■ Source data:
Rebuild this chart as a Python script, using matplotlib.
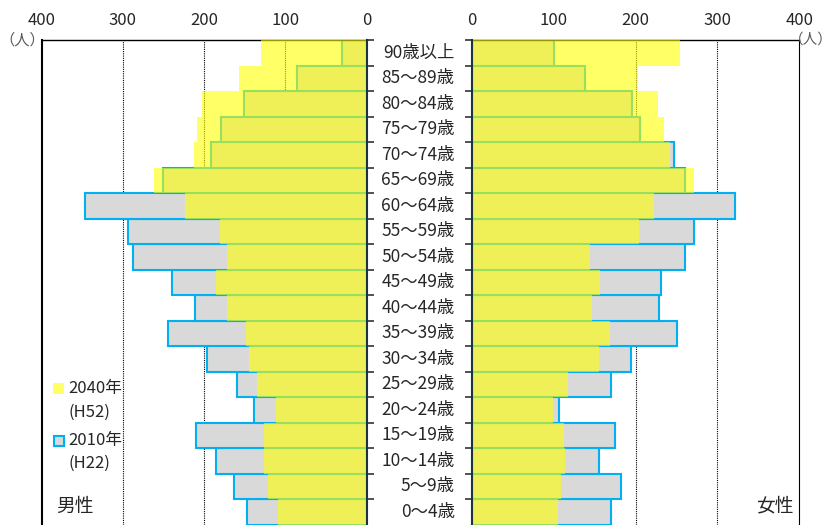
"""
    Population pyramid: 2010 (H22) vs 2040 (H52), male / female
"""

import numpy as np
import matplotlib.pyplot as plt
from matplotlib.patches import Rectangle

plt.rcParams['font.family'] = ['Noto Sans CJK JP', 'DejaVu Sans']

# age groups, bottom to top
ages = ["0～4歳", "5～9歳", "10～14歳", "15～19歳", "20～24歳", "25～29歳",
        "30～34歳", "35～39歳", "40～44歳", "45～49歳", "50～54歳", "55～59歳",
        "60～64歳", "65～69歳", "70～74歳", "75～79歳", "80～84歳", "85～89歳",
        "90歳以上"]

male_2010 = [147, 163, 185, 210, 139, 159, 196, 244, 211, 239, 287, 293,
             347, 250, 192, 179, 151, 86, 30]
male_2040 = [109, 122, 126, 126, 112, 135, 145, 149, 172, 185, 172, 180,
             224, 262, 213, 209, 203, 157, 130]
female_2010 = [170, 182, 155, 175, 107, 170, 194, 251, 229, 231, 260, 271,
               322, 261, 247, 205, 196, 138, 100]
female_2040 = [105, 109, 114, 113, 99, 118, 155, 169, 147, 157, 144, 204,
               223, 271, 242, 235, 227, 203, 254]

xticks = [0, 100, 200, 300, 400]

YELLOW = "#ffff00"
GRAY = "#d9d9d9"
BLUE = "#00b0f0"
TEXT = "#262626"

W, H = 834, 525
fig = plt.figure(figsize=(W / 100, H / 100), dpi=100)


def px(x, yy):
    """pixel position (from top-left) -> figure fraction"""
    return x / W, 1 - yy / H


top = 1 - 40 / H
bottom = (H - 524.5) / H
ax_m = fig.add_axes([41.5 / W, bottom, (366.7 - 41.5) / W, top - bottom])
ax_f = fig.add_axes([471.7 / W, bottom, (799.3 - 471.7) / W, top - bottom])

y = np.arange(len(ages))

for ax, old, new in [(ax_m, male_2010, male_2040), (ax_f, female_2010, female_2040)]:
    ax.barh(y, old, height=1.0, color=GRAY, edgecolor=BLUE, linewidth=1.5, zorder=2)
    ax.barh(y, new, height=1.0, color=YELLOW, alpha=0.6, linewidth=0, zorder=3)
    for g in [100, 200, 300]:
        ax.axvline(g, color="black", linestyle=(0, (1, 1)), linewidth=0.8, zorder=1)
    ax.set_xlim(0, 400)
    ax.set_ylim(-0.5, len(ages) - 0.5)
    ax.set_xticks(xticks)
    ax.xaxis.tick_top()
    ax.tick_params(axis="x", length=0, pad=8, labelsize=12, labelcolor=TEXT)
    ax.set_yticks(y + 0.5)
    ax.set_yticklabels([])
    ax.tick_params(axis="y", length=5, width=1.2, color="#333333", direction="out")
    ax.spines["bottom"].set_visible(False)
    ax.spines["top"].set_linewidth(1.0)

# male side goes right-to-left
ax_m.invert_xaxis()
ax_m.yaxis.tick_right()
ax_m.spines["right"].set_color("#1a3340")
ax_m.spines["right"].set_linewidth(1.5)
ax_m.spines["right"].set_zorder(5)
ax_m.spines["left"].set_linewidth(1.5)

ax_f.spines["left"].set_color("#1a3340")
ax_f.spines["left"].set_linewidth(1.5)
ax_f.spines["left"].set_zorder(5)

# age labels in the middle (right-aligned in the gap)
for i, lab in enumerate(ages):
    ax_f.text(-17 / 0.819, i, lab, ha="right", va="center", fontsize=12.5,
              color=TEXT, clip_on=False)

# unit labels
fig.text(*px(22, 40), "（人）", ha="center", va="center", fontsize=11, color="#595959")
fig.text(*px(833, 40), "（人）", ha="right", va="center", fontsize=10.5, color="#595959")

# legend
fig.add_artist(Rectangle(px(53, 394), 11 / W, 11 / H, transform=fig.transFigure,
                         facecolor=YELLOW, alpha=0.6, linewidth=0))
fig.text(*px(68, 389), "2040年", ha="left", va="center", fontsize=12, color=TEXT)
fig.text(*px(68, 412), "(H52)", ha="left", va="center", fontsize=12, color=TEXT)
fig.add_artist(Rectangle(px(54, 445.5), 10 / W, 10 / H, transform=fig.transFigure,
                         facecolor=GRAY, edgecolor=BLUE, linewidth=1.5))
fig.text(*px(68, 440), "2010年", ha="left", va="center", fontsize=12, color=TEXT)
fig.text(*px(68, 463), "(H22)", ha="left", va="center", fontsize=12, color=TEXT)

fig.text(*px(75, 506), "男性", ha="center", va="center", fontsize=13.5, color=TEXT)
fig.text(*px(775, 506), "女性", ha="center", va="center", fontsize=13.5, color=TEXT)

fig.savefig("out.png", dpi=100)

■ Instructions for the task:
Leave the pictures out, and print every line of the listing exactly as written.

■ The solution:
Rebuild this chart as a Python script, using matplotlib.
"""
    Population pyramid: 2010 (H22) vs 2040 (H52), male / female
"""

import numpy as np
import matplotlib.pyplot as plt
from matplotlib.patches import Rectangle

plt.rcParams['font.family'] = ['Noto Sans CJK JP', 'DejaVu Sans']

# age groups, bottom to top
ages = ["0～4歳", "5～9歳", "10～14歳", "15～19歳", "20～24歳", "25～29歳",
        "30～34歳", "35～39歳", "40～44歳", "45～49歳", "50～54歳", "55～59歳",
        "60～64歳", "65～69歳", "70～74歳", "75～79歳", "80～84歳", "85～89歳",
        "90歳以上"]

male_2010 = [147, 163, 185, 210, 139, 159, 196, 244, 211, 239, 287, 293,
             347, 250, 192, 179, 151, 86, 30]
male_2040 = [109, 122, 126, 126, 112, 135, 145, 149, 172, 185, 172, 180,
             224, 262, 213, 209, 203, 157, 130]
female_2010 = [170, 182, 155, 175, 107, 170, 194, 251, 229, 231, 260, 271,
               322, 261, 247, 205, 196, 138, 100]
female_2040 = [105, 109, 114, 113, 99, 118, 155, 169, 147, 157, 144, 204,
               223, 271, 242, 235, 227, 203, 254]

xticks = [0, 100, 200, 300, 400]

YELLOW = "#ffff00"
GRAY = "#d9d9d9"
BLUE = "#00b0f0"
TEXT = "#262626"

W, H = 834, 525
fig = plt.figure(figsize=(W / 100, H / 100), dpi=100)


def px(x, yy):
    """pixel position (from top-left) -> figure fraction"""
    return x / W, 1 - yy / H


top = 1 - 40 / H
bottom = (H - 524.5) / H
ax_m = fig.add_axes([41.5 / W, bottom, (366.7 - 41.5) / W, top - bottom])
ax_f = fig.add_axes([471.7 / W, bottom, (799.3 - 471.7) / W, top - bottom])

y = np.arange(len(ages))

for ax, old, new in [(ax_m, male_2010, male_2040), (ax_f, female_2010, female_2040)]:
    ax.barh(y, old, height=1.0, color=GRAY, edgecolor=BLUE, linewidth=1.5, zorder=2)
    ax.barh(y, new, height=1.0, color=YELLOW, alpha=0.6, linewidth=0, zorder=3)
    for g in [100, 200, 300]:
        ax.axvline(g, color="black", linestyle=(0, (1, 1)), linewidth=0.8, zorder=1)
    ax.set_xlim(0, 400)
    ax.set_ylim(-0.5, len(ages) - 0.5)
    ax.set_xticks(xticks)
    ax.xaxis.tick_top()
    ax.tick_params(axis="x", length=0, pad=8, labelsize=12, labelcolor=TEXT)
    ax.set_yticks(y + 0.5)
    ax.set_yticklabels([])
    ax.tick_params(axis="y", length=5, width=1.2, color="#333333", direction="out")
    ax.spines["bottom"].set_visible(False)
    ax.spines["top"].set_linewidth(1.0)

# male side goes right-to-left
ax_m.invert_xaxis()
ax_m.yaxis.tick_right()
ax_m.spines["right"].set_color("#1a3340")
ax_m.spines["right"].set_linewidth(1.5)
ax_m.spines["right"].set_zorder(5)
ax_m.spines["left"].set_linewidth(1.5)

ax_f.spines["left"].set_color("#1a3340")
ax_f.spines["left"].set_linewidth(1.5)
ax_f.spines["left"].set_zorder(5)

# age labels in the middle (right-aligned in the gap)
for i, lab in enumerate(ages):
    ax_f.text(-17 / 0.819, i, lab, ha="right", va="center", fontsize=12.5,
              color=TEXT, clip_on=False)

# unit labels
fig.text(*px(22, 40), "（人）", ha="center", va="center", fontsize=11, color="#595959")
fig.text(*px(833, 40), "（人）", ha="right", va="center", fontsize=10.5, color="#595959")

# legend
fig.add_artist(Rectangle(px(53, 394), 11 / W, 11 / H, transform=fig.transFigure,
                         facecolor=YELLOW, alpha=0.6, linewidth=0))
fig.text(*px(68, 389), "2040年", ha="left", va="center", fontsize=12, color=TEXT)
fig.text(*px(68, 412), "(H52)", ha="left", va="center", fontsize=12, color=TEXT)
fig.add_artist(Rectangle(px(54, 445.5), 10 / W, 10 / H, transform=fig.transFigure,
                         facecolor=GRAY, edgecolor=BLUE, linewidth=1.5))
fig.text(*px(68, 440), "2010年", ha="left", va="center", fontsize=12, color=TEXT)
fig.text(*px(68, 463), "(H22)", ha="left", va="center", fontsize=12, color=TEXT)

fig.text(*px(75, 506), "男性", ha="center", va="center", fontsize=13.5, color=TEXT)
fig.text(*px(775, 506), "女性", ha="center", va="center", fontsize=13.5, color=TEXT)

fig.savefig("out.png", dpi=100)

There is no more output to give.